# ASL Handshape Data

## Description of data
Link to data found on Nicolas Pugeault's website
(http://empslocal.ex.ac.uk/people/staff/np331/index.php?section=FingerSpellingDataset). The dataset is of 24 static handshapes corresponding to English letters (excluding the letters "J" and "Z" since they require motion). The data comprises of 5 different non-native signers of about 60,000 RGB (intensity) images and depth images. The images have some rotational variance as the subject moved their hand during the image capture.

## Notebook setup

Run this section if data is already partially processed 

In [None]:
import os
import re
import sys
import numpy as np
import matplotlib.pyplot as plt
from PIL import Image 
from functools import reduce

## Variables needed for reference throughout sections
dataset_url = 'www.cvssp.org/FingerSpellingKinect2011/fingerspelling5.tar.bz2'
filename = 'fingerspelling5.tar.bz2'
# Data directory
final_data_dir = 'dataset'
# Data's top-level directory (after download & decompreshion)
dataset_dir = 'dataset5'

## Grabbing data

Below is a script to download the data to the local machine.
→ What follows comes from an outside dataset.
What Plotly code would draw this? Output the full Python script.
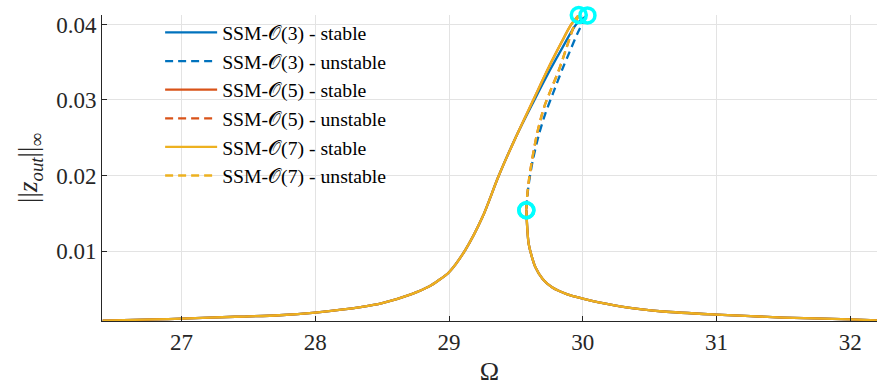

Note that compressed file is over 2GB. If the data was already retrieved, you can skip this section and start with the preprocessing the dataset.

In [None]:
# Link to dataset and 
os.system('wget {URL}'.format(URL=dataset_url))

In [None]:
# Uncompress
os.system('tar xjf {}'.format(filename))

## Removing and relabelling data

Only RGB image data is needed and should be relabelled so that the files can be easily be placed into one directory but still contain metadata for classification, validation, and testing.

In [None]:
# Make a new data directory if doesn't exist
if not os.path.exists(final_data_dir):
    os.makedirs(final_data_dir)

# Define patterns for depth files & RGB files 
# Format: `depth_0_0528.png` & `color_12_0137.png`
pattern_depth_file = '(depth\w*.png)'
pattern_rgb_file = 'color_\d*_(\d*).png'
# Number of files renamed/delted
n_del, n_rename = 0,0

# Save that this is a new subject (numerical since letter can be confusing)
# Each subject in directory with a letter ('A','B','C',...)
for (subject_id, subject_dir) in enumerate(os.listdir(dataset_dir)):
    # Directories for each letter (excluding "j" & "z")
    path_to_subject = os.path.join(dataset_dir, subject_dir)
    
    for letter_dir in os.listdir(path_to_subject):
        # Use letter as number ('a' starts @ 00)
        letter_id = ord(letter_dir.lower()) - ord(('a'))
        letter_id = f'0{letter_id}' if letter_id < 10 else letter_id
        path_to_letter = os.path.join(path_to_subject, letter_dir)
        
        for image_file in os.listdir(path_to_letter):
            # Remove depth file
            if re.search(pattern_depth_file, image_file):
                path_depth_file = os.path.join(path_to_letter, image_file)
                os.remove(path_depth_file)
                # Inform depth file removed
                print(f'\r#{n_del}: Depth file deleted {path_depth_file}', end='')
                n_del += 1
            else:
                # Get ID of each file (None if not matched)
                num_id = re.match(pattern_rgb_file, image_file)
                if num_id:
                    # Get the matching parathesis only
                    num_id = num_id.group(1)
                    path_image_file = os.path.join(path_to_letter, image_file)
                    # Rename image
                    new_image_name = f'{letter_id}_{subject_id}_{num_id}.png'
                    new_path_image_file = os.path.join(final_data_dir, new_image_name)
                    os.rename(path_image_file, new_path_image_file)
                    # Inform image renamed
                    print(f'\r#{n_rename}: {new_path_image_file} renamed from {path_image_file}', end='')
                    n_rename += 1
            sys.stdout.flush()

## Change images to grayscale

RGB images will be turned into grayscale since color shouldn't be necessary for recognition. This also should reduce the file sizes of the images and can help generalize to future datasets.

In [None]:
# Convert image to grayscale and save file
def img_to_gray(img_file):
    img_path = os.path.join(final_data_dir, img_file)
    img = Image.open(img_path, 'r').convert('L')
    img.save(img_path)
    
# Keep track of image number
n = 0 
file_list = [x if re.search('*png', x) for x in os.listdir(final_data_dir)]
n_imgs = len(file_list)
errors_convert = []

# Iterate over each image
for img_filename in file_list:
    print(f'\r#{n: <5} of {n_imgs}: Converting image `{img_filename}` to gray', end='')
    # Keep track of files that were not successfully converted
    try:
        img_to_gray(img_filename)
    except:
        errors_convert.append((n,img_filename))
        print(f'`{img_filename}` was NOT converted')
    n += 1
    sys.stdout.flush()